Les attentats terroristes de ces derniers temps ont précipité l’écriture du projet de loi sur le renseignement concocté par le gouvernement français et discuté dans un hémicycle quasiment vide. De nombreux citoyens, dénoncent les graves atteintes aux libertés individuelles que cette loi entraînera.
Le 13 avril a débuté à l’Assemblée nationale l’examen d’un projet de loi sur le renseignement. Ce texte est justifié par le gouvernement, principalement par la nécessité de faire face à la “menace terroriste”, trois mois après les attentats de Paris. Alors que des sondages forts à propos donnent une majorité de Français favorables à une surveillance renforcée, le consensus politique autour du projet est très large. Plusieurs associations ont lancé l’alerte et tenté d’impulser une mobilisation mais, pour parer à toute éventualité, le gouvernement a choisi la procédure accélérée (une seule lecture dans chaque Assemblée). Mais derrière les discours et les coups de menton de Valls, d’autres enjeux se profilent.
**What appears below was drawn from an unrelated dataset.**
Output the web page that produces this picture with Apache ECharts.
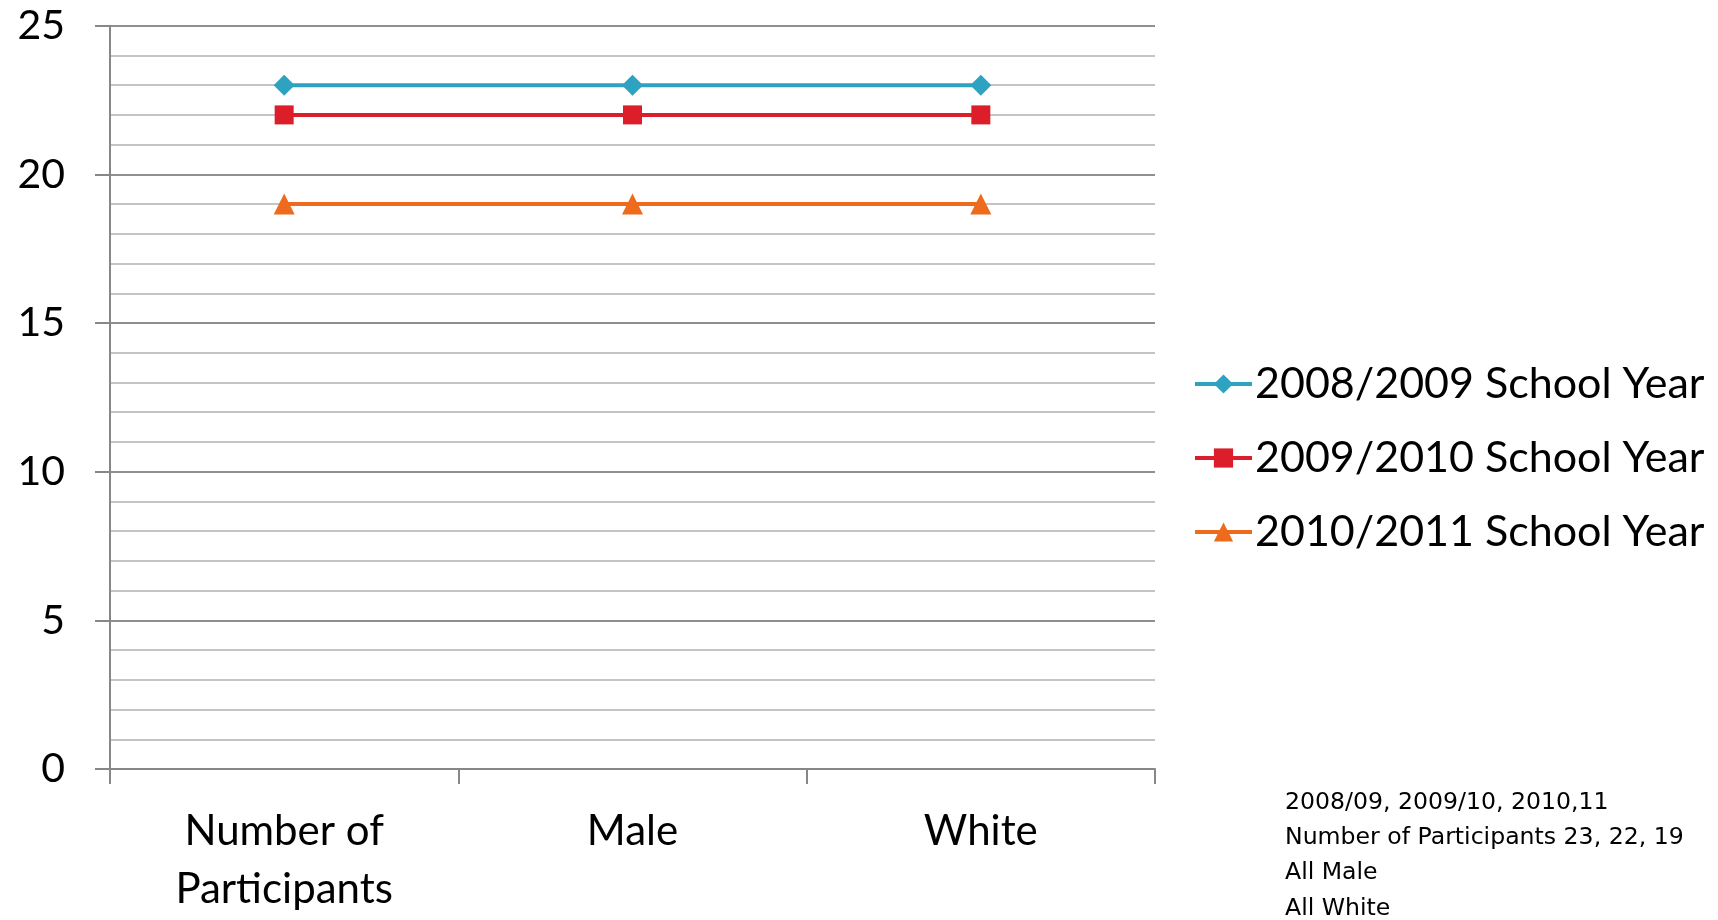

Le projet prévoit le renforcement de la surveillance Internet par la collecte massive de données (qui appelle qui, ou qui se connecte à quoi, quand, combien de temps, où), la détection automatique de comportements spécifiques par des robots, les écoutes téléphoniques fax et mails y compris via une valise espionne faisant office d’antenne téléphonique (“Imsi catcher”), de nouveaux outils (ou légalisation de méthodes appliquée de manière illégales) comme la pose de micros, balises et autres mouchards sur les ordinateurs, véhicules, domiciles. A noter que plusieurs de ces méthodes ont déjà été amplement utilisées au Pays Basque depuis de nombreuses années.
Algorithmes miracles
Mais entre l’argument du gouvernement “lutte contre le terrorisme” et la réalité des choses il y a un sacré hiatus. Tout d’abord dans les objectifs visés qui ne laissent potentiellement la vie privée de personne hors d’atteinte d’une surveillance accrue.
La loi énumère la sécurité nationale (l’indépendance nationale, l’intégrité du territoire et la défense nationale, ainsi que la prévention de toute forme d’ingérence étrangère et des atteintes à la forme républicaine et à la stabilité des institutions), les intérêts essentiels de la politique étrangère et l’exécution des engagements européens et internationaux de la France, ses intérêts économiques et scientifiques essentiels enfin la prévention du terrorisme, de la reconstitution de groupement dissous, de la criminalité et de la délinquance organisées ou des violences collectives de nature à porter gravement atteinte à la paix publique. Avec une telle liste, qui n’a rien à se reprocher ? Par ailleurs, de nombreux spécialistes réfutent le discours gouvernemental sur les algorithmes miracles capables de détecter les “comportements suspects”. Pour deux raisons: d’une part ils fonctionnent à partir de modèles basés sur la répétition de critères clairement identifiés et ne peuvent donc repérer que des comportements identiques à ceux analysé dans le passé. D’autres parts ils ne peuvent qu’engendrer des milliers de fausses pistes totalement ingérables pour les services de renseignement. Aux États-Unis où la surveillance de masse s’est considérablement renforcée après le 11 septembre, de hauts responsables des agences de sécurité reconnaissent leur piètre efficacité dans la détection de menaces terroristes.
La collecte et l’étude des millions de données
produites quotidiennement par les NTCI (internet, téléphonie…)
sont devenues un enjeu économique et politique majeur.
Espionnage économique et contrôle social
Mais alors pourquoi une telle loi aujourd’hui en France ? Loin de toute vision paranoïaque ou complotiste, comme l’explique Edward Snowden : “il s’agit d’espionnage économique, de contrôle social et de manipulation diplomatique. C’est une question de pouvoir”. La collecte et l’étude des millions de données produites quotidiennement par les NTCI (internet, téléphonie…) sont devenues un enjeu économique et politique majeur. C’est le “big data”, la nouvelle frontière de l’industrie numérique dont les perspectives sont énormes : exploration et évaluation de l’information, analyse tendancielle et prospective, gestion des risques (commerciaux, assuranciels, industriels, naturels) et des phénomènes religieux, culturels, politiques.
Déjà des logiciels sont capables d’analyser la propagation d’une information, d’un comportement, d’une mode, d’une mobilisation. De quoi alimenter la mégalomanie inhérente à l’exercice du pouvoir… Le big data fait partie des sept ambitions stratégiques de la France déterminées par la Commission Innovation 2030 installée par le président de la République française le 19 avril 2013. On est bien loin de la réponse aux menaces d’attentats. Pour l’État, un nouvel arsenal de contrôle. Pour les citoyen-ne-s, une restriction des libertés.